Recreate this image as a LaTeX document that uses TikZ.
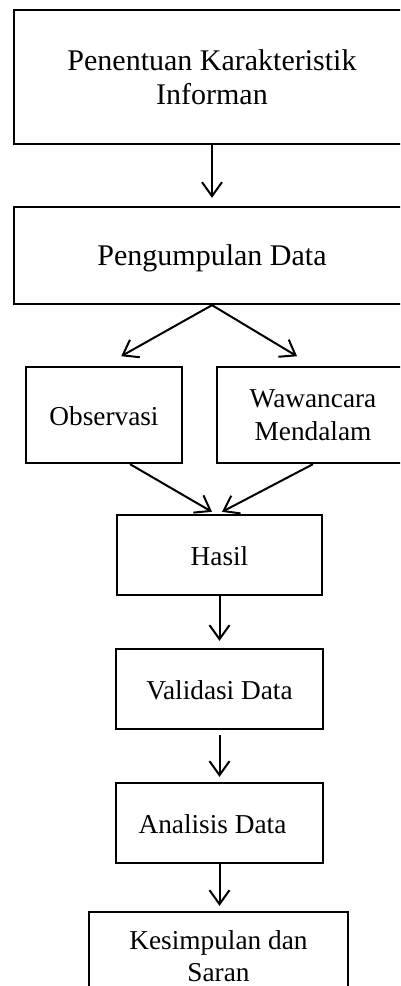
\documentclass[tikz,border=0pt]{standalone}
\usepackage{fontspec}
\setmainfont{Liberation Serif}
\usetikzlibrary{arrows.meta,calc}
\begin{document}
\begin{tikzpicture}[x=1pt,y=-1pt,
  box/.style={draw, line width=2.3pt, inner sep=0pt, align=center},
  big/.style={font=\fontsize{30}{34}\selectfont},
  small/.style={font=\fontsize{27.3}{32.5}\selectfont},
  one/.style={text height=20pt, text depth=0pt},
  arr/.style={line width=2pt, -{Straight Barb[length=14pt,width=20pt]}}]
\useasboundingbox (0,0) rectangle (400,986);
\clip (0,0) rectangle (400,986);
\node[box,big,minimum width=396pt,minimum height=134pt] (pk) at (212,77) {Penentuan Karakteristik\\Informan};
\node[box,big,one,minimum width=396pt,minimum height=97pt] (pd) at (212,255.5) {Pengumpulan Data};
\node[box,small,one,minimum width=156pt,minimum height=96pt] (obs) at (104,415) {Observasi};
\node[box,small,minimum width=192pt,minimum height=96pt] (waw) at (313,415) {Wawancara\\Mendalam};
\node[box,small,one,minimum width=205pt,minimum height=80pt] (hs) at (219.5,555) {Hasil};
\node[box,small,one,minimum width=207pt,minimum height=80pt] (vd) at (219.5,689) {Validasi Data};
\node[box,small,one,minimum width=207pt,minimum height=80pt] (an) at (219.5,823) {Analisis Data\hspace{14pt}};
\node[box,small,minimum width=259pt,minimum height=88pt] (ks) at (218.5,956) {Kesimpulan dan\\Saran};
\draw[arr] (pk.south) -- ([yshift=8pt]pd.north);
\draw[arr, shorten >=19.7pt] (pd.south) -- (obs.north);
\draw[arr, shorten >=18.6pt] (pd.south) -- (waw.north);
\draw[arr] ([xshift=26pt]obs.south) -- ([xshift=-7.5pt,yshift=2pt]hs.north);
\draw[arr] (waw.south) -- ([xshift=2.5pt,yshift=2pt]hs.north);
\draw[arr, shorten >=7pt] (hs.south) -- (vd.north);
\draw[arr, shorten <=5pt, shorten >=5pt] (vd.south) -- (an.north);
\draw[arr, shorten >=5pt] (an.south) -- (an.south |- ks.north);
\end{tikzpicture}
\end{document}
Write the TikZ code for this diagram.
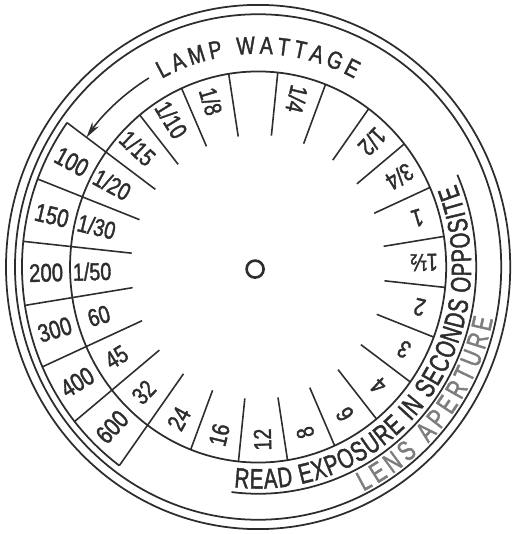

▶ **WRITTEN REQUEST**
Quote each record exactly as it stands, minus the pictures.

▶ **FULL SOLUTION**
Recreate this image as a LaTeX document that uses TikZ.
\documentclass[tikz,border=0pt]{standalone}
\usepackage{fontspec}
\setmainfont{Liberation Serif}
\usetikzlibrary{arrows.meta,calc}
\begin{document}
\begin{tikzpicture}[x=1pt,y=-1pt,
  box/.style={draw, line width=2.3pt, inner sep=0pt, align=center},
  big/.style={font=\fontsize{30}{34}\selectfont},
  small/.style={font=\fontsize{27.3}{32.5}\selectfont},
  one/.style={text height=20pt, text depth=0pt},
  arr/.style={line width=2pt, -{Straight Barb[length=14pt,width=20pt]}}]
\useasboundingbox (0,0) rectangle (400,986);
\clip (0,0) rectangle (400,986);
\node[box,big,minimum width=396pt,minimum height=134pt] (pk) at (212,77) {Penentuan Karakteristik\\Informan};
\node[box,big,one,minimum width=396pt,minimum height=97pt] (pd) at (212,255.5) {Pengumpulan Data};
\node[box,small,one,minimum width=156pt,minimum height=96pt] (obs) at (104,415) {Observasi};
\node[box,small,minimum width=192pt,minimum height=96pt] (waw) at (313,415) {Wawancara\\Mendalam};
\node[box,small,one,minimum width=205pt,minimum height=80pt] (hs) at (219.5,555) {Hasil};
\node[box,small,one,minimum width=207pt,minimum height=80pt] (vd) at (219.5,689) {Validasi Data};
\node[box,small,one,minimum width=207pt,minimum height=80pt] (an) at (219.5,823) {Analisis Data\hspace{14pt}};
\node[box,small,minimum width=259pt,minimum height=88pt] (ks) at (218.5,956) {Kesimpulan dan\\Saran};
\draw[arr] (pk.south) -- ([yshift=8pt]pd.north);
\draw[arr, shorten >=19.7pt] (pd.south) -- (obs.north);
\draw[arr, shorten >=18.6pt] (pd.south) -- (waw.north);
\draw[arr] ([xshift=26pt]obs.south) -- ([xshift=-7.5pt,yshift=2pt]hs.north);
\draw[arr] (waw.south) -- ([xshift=2.5pt,yshift=2pt]hs.north);
\draw[arr, shorten >=7pt] (hs.south) -- (vd.north);
\draw[arr, shorten <=5pt, shorten >=5pt] (vd.south) -- (an.north);
\draw[arr, shorten >=5pt] (an.south) -- (an.south |- ks.north);
\end{tikzpicture}
\end{document}
Write the TikZ code for this diagram.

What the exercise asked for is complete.